Africa: Corporate Africa Needs More Women As Company Directors

5 June 2015
guest column

Cape Town — Africa must have more women serving on company boards to sharpen the continent's competitive edge and to make inclusive growth a reality - all the way to the top.

As part of its gender strategy, the African Development Bank (AfDB) has taken up the issue of boosting women's leadership and high-level participation.

Wanting to get a snapshot of where Africa stands on female board membership, we commissioned a study of 307 listed companies, using 2013 data spanning a dozen of the continent's most powerful economies.

The results from this study, entitled Where are the women: Inclusive boardrooms in Africa's top-listed companies, were surprising in a number of ways, good and bad.
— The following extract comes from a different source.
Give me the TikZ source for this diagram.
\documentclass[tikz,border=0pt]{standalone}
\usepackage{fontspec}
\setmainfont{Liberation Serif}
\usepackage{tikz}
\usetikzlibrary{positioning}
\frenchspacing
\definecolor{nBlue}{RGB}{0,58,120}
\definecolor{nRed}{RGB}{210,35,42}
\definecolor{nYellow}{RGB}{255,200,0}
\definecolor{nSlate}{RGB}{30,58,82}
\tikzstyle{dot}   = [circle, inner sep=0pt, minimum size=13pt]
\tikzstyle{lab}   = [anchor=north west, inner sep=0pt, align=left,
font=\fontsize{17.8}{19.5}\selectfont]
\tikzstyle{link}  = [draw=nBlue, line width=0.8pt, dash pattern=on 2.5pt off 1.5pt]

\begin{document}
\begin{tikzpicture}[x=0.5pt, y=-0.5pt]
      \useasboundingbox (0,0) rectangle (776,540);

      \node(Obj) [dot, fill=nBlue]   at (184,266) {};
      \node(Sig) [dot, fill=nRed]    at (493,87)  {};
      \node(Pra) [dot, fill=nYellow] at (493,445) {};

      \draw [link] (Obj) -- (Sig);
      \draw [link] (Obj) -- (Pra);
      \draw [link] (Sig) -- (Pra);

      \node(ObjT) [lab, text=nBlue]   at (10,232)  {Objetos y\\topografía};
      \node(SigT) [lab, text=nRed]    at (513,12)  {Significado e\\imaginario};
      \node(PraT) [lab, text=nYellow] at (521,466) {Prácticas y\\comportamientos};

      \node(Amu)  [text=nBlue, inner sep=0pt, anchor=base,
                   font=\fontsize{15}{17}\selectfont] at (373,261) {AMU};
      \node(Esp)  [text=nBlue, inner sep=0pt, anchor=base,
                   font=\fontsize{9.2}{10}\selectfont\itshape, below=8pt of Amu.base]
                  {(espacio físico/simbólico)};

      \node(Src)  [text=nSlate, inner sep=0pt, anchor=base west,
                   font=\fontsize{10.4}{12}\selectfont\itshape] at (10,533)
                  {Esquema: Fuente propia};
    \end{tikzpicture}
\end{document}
First of all, Africa is top-ranked among emerging regions by a fairly wide margin when it comes to female board membership in large-cap companies: 14.4 percent compared with 9.8 percent for Asia-Pacific, 5.6 percent for Latin America and 1 percent for the Middle East.

Africa comes right after the developed regions of Europe and the United States in this regard.

What is more, several companies were exemplary: East African Breweries has a board that is 45.5 percent female, and several firms had boards with over a third of the seats taken by women.

The study bears out, once again, that the African continent is very diverse, this time in its corporate boardroom practices.

While the southern and eastern regions each averaged about 17 percent female board membership, the country-by-country picture showed a wide range of female board participation, with Kenya reporting the highest percentage of women board directors at nearly 20 percent, and Cote d'Ivoire coming in at the bottom, with just over 5 percent.

What is truly alarming is that close to a third of African companies in the study have boards without a single woman on them, and two-thirds of companies have a miniscule presence of women at the table (one or none).

The poorest showing for female board membership was registered by small- and mid-cap companies, the market segments that account for a large share of the growth and vitality of many of Africa's nascent stock markets.

So what is holding back African firms from appointing more women to their boards? The study identified several factors that need to be tackled urgently in a concerted push by government, stock exchanges, the private sector and civil society.

First, most board appointments are made through deeply rooted old boy networks, which often shut out diversity. Also, executive women lack visibility in their organisations. Incidentally, the benefits and the need for board diversity are not well understood on the African continent.

Second, corporate governance in Africa is still in a nascent stage, and nominations are not always done in an open and transparent manner. And last, further complicating the picture, corporate reporting is inconsistent and incomplete, largely because of weak enforcement of regulations.

But the report details solutions that already exist to turn around this situation, given enough political will and the grit to see them through, notably:

  • sex-aggregated data on women directors can be published in annual reports;
  • mandates for women directors should be considered for the paucity of women in Africa's largest companies;
  • stronger language on gender diversity can be included in corporate governance codes and compel companies to have female representatives on boards; and
  • capital markets authorities and securities and exchange commissions, and other regulatory bodies should tighten oversight of governance guidelines and regulation, and create penalties and sanctions for failure to follow them.

African countries have already taken corrective steps that take aim at the glass ceiling in the boardroom.

Kenya and South Africa have put in place mandates for women's representation on the boards of state-owned companies. The private sector has integrated gender diversity into its principles of good governance in Kenya, Morocco, Malawi, Nigeria and South Africa.

Above all, we must bring women onto corporate boards with programs to fast-track them through middle and senior management in the private sector. AfDB remains committed to fostering greater female board membership and is compiling a database of qualified female candidates that we are readying for 2016.

We need to think differently and invest markedly in women's leadership as a way to change the political and economic landscape to deliver on Africa's Inclusive Growth Agenda. Equality for women is progress for all.

Geraldine Joslyn Fraser-Moleketi. special envoy on gender of the African Development Bank, is taking part in the World Economic Forum on Africa in Cape Town.